▸ **REQUEST**
Write out, word for word, every line from the first one through the line that holds "0.0133, 0.0084, 0.0047];", and nothing else; skip the pictures.

─── INFORMATION SHOWN

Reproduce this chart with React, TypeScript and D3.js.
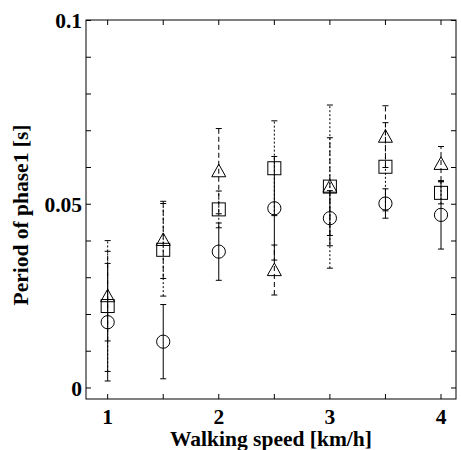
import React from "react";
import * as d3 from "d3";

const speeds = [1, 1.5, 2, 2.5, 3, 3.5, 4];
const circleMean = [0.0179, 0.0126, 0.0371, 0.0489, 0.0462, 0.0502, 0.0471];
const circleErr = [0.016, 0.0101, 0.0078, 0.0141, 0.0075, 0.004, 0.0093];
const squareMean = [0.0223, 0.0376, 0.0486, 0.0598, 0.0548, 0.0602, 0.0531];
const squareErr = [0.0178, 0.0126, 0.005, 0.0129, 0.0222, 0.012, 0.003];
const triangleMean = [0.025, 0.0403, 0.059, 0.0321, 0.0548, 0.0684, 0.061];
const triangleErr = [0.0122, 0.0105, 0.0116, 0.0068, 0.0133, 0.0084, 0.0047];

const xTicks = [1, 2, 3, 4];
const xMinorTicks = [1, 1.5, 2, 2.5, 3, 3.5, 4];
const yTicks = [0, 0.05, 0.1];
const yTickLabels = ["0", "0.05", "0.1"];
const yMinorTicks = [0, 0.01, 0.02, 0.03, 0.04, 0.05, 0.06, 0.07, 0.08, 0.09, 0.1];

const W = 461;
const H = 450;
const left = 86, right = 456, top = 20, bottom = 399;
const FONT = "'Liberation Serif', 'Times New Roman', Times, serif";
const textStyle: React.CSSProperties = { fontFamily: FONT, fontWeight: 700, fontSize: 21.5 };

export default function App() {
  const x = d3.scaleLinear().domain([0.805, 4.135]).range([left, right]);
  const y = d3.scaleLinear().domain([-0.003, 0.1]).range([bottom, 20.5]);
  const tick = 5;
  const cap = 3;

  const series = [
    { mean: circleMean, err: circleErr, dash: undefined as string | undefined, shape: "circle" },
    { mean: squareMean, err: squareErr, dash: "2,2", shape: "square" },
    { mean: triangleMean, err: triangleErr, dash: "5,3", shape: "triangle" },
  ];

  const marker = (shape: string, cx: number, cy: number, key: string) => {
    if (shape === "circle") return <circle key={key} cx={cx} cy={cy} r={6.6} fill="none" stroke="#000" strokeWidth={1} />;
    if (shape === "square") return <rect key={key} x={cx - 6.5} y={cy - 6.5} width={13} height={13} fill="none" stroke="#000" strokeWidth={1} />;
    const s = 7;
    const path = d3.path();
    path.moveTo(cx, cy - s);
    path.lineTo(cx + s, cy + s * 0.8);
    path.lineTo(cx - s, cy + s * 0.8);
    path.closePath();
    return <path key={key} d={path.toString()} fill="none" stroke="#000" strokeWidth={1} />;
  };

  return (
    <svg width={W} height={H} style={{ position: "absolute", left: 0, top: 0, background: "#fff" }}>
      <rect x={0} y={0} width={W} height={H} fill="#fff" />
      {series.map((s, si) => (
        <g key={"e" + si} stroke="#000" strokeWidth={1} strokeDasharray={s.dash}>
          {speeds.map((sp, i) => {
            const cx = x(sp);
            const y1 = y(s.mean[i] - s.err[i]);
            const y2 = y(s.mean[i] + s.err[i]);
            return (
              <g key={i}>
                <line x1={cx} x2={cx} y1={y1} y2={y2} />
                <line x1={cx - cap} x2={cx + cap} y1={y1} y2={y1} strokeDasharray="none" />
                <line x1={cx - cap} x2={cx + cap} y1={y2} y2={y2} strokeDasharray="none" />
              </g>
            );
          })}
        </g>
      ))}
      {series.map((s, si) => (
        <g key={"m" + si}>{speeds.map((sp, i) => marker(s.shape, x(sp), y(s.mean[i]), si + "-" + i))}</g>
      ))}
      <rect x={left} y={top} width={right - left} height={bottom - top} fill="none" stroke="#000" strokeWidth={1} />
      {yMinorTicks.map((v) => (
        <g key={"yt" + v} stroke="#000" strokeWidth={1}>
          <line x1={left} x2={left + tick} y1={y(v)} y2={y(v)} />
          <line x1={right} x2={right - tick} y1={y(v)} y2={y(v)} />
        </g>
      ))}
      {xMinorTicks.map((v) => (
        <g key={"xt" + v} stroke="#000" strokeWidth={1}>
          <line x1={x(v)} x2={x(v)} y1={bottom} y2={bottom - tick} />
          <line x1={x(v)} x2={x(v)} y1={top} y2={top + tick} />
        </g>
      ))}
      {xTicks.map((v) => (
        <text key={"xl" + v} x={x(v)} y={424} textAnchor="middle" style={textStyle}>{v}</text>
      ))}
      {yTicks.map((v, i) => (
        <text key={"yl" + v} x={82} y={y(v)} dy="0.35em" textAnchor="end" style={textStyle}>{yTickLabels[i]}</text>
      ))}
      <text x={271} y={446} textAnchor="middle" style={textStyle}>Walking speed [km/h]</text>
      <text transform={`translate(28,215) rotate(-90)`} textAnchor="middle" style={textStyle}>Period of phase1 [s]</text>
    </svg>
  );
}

──────

▸ **RESULT**
Reproduce this chart with React, TypeScript and D3.js.
import React from "react";
import * as d3 from "d3";

const speeds = [1, 1.5, 2, 2.5, 3, 3.5, 4];
const circleMean = [0.0179, 0.0126, 0.0371, 0.0489, 0.0462, 0.0502, 0.0471];
const circleErr = [0.016, 0.0101, 0.0078, 0.0141, 0.0075, 0.004, 0.0093];
const squareMean = [0.0223, 0.0376, 0.0486, 0.0598, 0.0548, 0.0602, 0.0531];
const squareErr = [0.0178, 0.0126, 0.005, 0.0129, 0.0222, 0.012, 0.003];
const triangleMean = [0.025, 0.0403, 0.059, 0.0321, 0.0548, 0.0684, 0.061];
const triangleErr = [0.0122, 0.0105, 0.0116, 0.0068, 0.0133, 0.0084, 0.0047];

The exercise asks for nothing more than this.